La primavera, ahí tiene usted un tema para su crónica, susurra dentro de mi oído el otro que siempre me acompaña, mi doble interior, al que todavía no le permito el tuteo porque sigo desconfiando de él después de tantos años. A veces pienso que es ese niño que dicen que todos llevamos dentro, pero otros días, como hoy, creo que se trata de un viejo cascarrabias escéptico disfrazado de niño. La sugerencia para escribir sobre la primavera no ha sido la de un niño ingenuo, he creído percibir en ella un cierto retintín, un punto de ironía, el eco de la voz de un provecto y desmotivado profesor de literatura que mi otro y yo compartimos cuando éramos niños aún por dentro y por fuera: "Tema de redacción, la primavera" pronunciaba con voz campanuda el enseñante como si se tratara de una gran idea, de una ocurrencia genial, de un momento de inspiración que sólo le llegaba estacionalmente, seis meses antes habíamos redactado sobre el otoño y tres meses después sobre el invierno.
Mi interlocutor interno recuerda tan bien como yo el bochorno que sufrí cuando el maestro seleccionó mi redacción, calificada con sobresaliente, para leerla en voz alta ante la clase. Cualquier lectura pública arrastraba ya sus dosis de pitorreo, las risitas sofocadas en el aula y los cogotazos y burlas sangrientas a la hora del recreo, pero es que, además, aquella redacción era lamentable y yo lo sabía porque después de ver cómo habían sido recibidos ciertos rasgos de humor en anteriores redacciones, las de otoño e invierno, y con el fin de obtener mejores notas, había acumulado en un par de cuartillas los más espantosos tópicos sobre la estación florida.
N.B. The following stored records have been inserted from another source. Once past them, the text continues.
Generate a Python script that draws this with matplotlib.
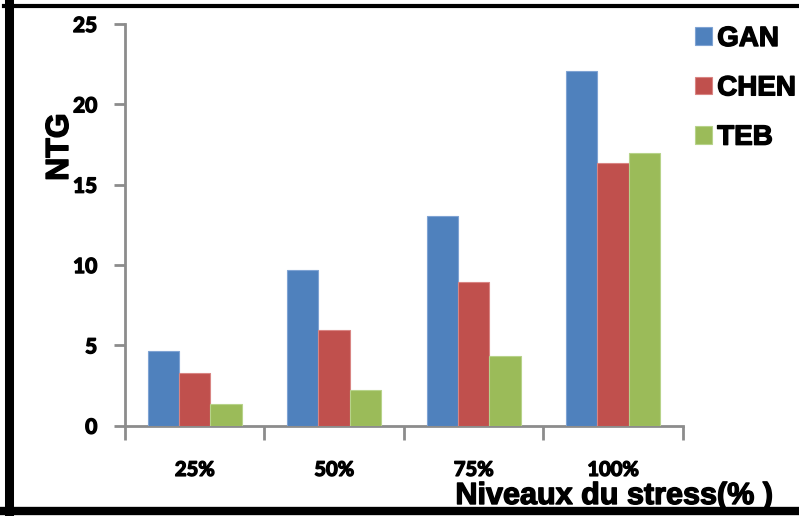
import matplotlib
matplotlib.use("Agg")
import matplotlib.pyplot as plt
from matplotlib.lines import Line2D
import matplotlib.patheffects as pe
import numpy as np

categories = ["25%", "50%", "75%", "100%"]
series_names = ["GAN", "CHEN", "TEB"]
gan = [4.67, 9.69, 13.05, 22.07]
chen = [3.30, 5.97, 8.94, 16.37]
teb = [1.35, 2.24, 4.34, 16.99]
colors = ["#4F81BD", "#C0504D", "#9BBB59"]
edge_colors = ["#7FA3D3", "#D98583", "#B7D38A"]
y_ticks = [0, 5, 10, 15, 20, 25]

W, H = 799, 516
fig = plt.figure(figsize=(W / 100, H / 100), dpi=100)
ax = fig.add_axes([125 / W, (H - 425.7) / H, (682.7 - 125) / W, (425.7 - 24) / H])

heavy = [pe.withStroke(linewidth=1.0, foreground="black")]

x = np.arange(len(categories)) + 0.5
bw = 0.225
for k, (vals, c, ec, name) in enumerate(zip([gan, chen, teb], colors, edge_colors, series_names)):
    ax.bar(x + (k - 1) * bw, vals, width=bw, color=c, edgecolor=ec, linewidth=0.8, label=name, zorder=3)

ax.set_xlim(0, 4)
ax.set_ylim(0, 25)
ax.set_yticks(y_ticks)
ax.set_yticklabels([str(t) for t in y_ticks])
ax.set_xticks(np.arange(0, 5))
ax.set_xticklabels([])
for xi, lab in zip(x, categories):
    ax.text(xi, -2.75, lab, ha="center", va="center", fontsize=14.5,
            fontweight="bold", family="Lato", path_effects=heavy)

for s in ["top", "right"]:
    ax.spines[s].set_visible(False)
for s in ["left", "bottom"]:
    ax.spines[s].set_color("#8C8C8C")
    ax.spines[s].set_linewidth(2)
ax.tick_params(axis="y", length=8, width=2, color="#8C8C8C", pad=12)
ax.tick_params(axis="x", length=10, width=2, color="#8C8C8C")
for lab in ax.get_yticklabels():
    lab.set_fontsize(15)
    lab.set_fontweight("bold")
    lab.set_family("Lato")
    lab.set_path_effects(heavy)

leg = ax.legend(loc="upper left", bbox_to_anchor=(695 / W, 1 - 26 / H), bbox_transform=fig.transFigure,
                frameon=False, prop={"family": "Liberation Sans", "weight": "bold", "size": 20},
                handlelength=0.6, handleheight=0.6, handletextpad=0.2, labelspacing=0.84,
                borderpad=0, borderaxespad=0)
for t in leg.get_texts():
    t.set_path_effects(heavy)

fig.text(60 / W, 1 - 147 / H, "NTG", rotation=90, ha="center", va="center",
         fontsize=23, fontweight="bold", family="Liberation Sans", path_effects=heavy)
fig.text(614 / W, 1 - 496 / H, "Niveaux du stress(% )", ha="center", va="center",
         fontsize=22, fontweight="bold", family="Liberation Sans", path_effects=heavy)

# black frame around the figure
fig.add_artist(Line2D([8.5 / W, 8.5 / W], [0, 1 - 4 / H], transform=fig.transFigure, color="black", lw=6.5))
fig.add_artist(Line2D([4 / W, 1], [1 - 6 / H, 1 - 6 / H], transform=fig.transFigure, color="black", lw=3))
fig.add_artist(Line2D([4 / W, 1], [5 / H, 5 / H], transform=fig.transFigure, color="black", lw=6))

fig.savefig("out.png", dpi=100)
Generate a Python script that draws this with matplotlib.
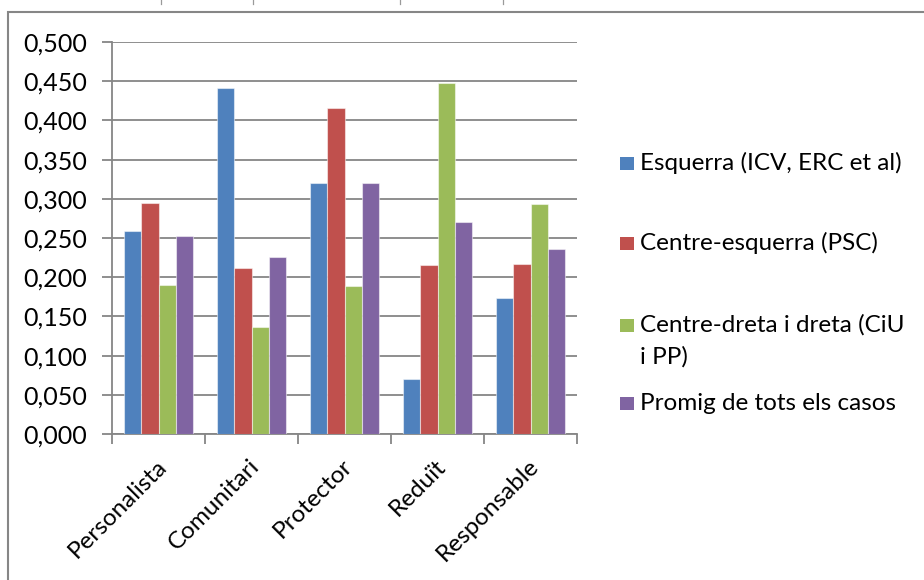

Por entonces ya sabía que hasta los poetas abominaban de la primavera, que había que ser muy mal poeta, o un excelso vate, para escribir la palabra primavera sin ruborizarse. Si hoy me tocara escribir acerca de la primavera en aquella clase creo que me limitaría a escribir: "Cuando se despertó la primavera aún seguía allí" y por supuesto me suspenderían porque para aquel viejo profesor, incluso don Benito Pérez Galdós era un autor demasiado moderno y excesivamente realista, al que no se podía comparar con don José María de Pereda, o don Juan Valera.
Claro que para rellenar más espacio y sacar nota tendría que añadir algo más: escribir sobre la primavera en Madrid, es llorar, porque en primavera las alergias se disparan, lo dicen los periódicos todos los años por estas fechas. De las páginas literarias de los diarios, la primavera ha pasado a la sección de Salud, ya no se habla de rosas y azucenas, sino de polen y gramíneas, y palabras como acacia o álamo ya no tienen resonancias poéticas, sino médicas, porque son una amenaza en potencia.
Y lo más terrible es que estas cosas sucedan en Madrid en primavera porque, como se han hartado de proclamar autorizados autores sin que nadie les lleve la contraria, en Madrid la primavera, como estación, no existe, se trata de una falsa y fementida primavera cómplice del invierno que sólo ha efectuado una retirada estratégica. Primavera tramposa que atrapa a los incautos con sus gracias y horas más tarde congela sus esperanzas. En el Madrid de asfalto y de semáforo muchos ciudadanos perciben que ha llegado la primavera, porque les empieza a gotear la nariz o porque se lo soplan en una valla publicitaria unos grandes almacenes.
Si hoy volviera a escribir sobre la primavera, tal vez diría esto: Ha llegado la primavera, en un parterre de los jardines de La Moncloa, el presidente Aznar riega su flor favorita, su pensamiento único.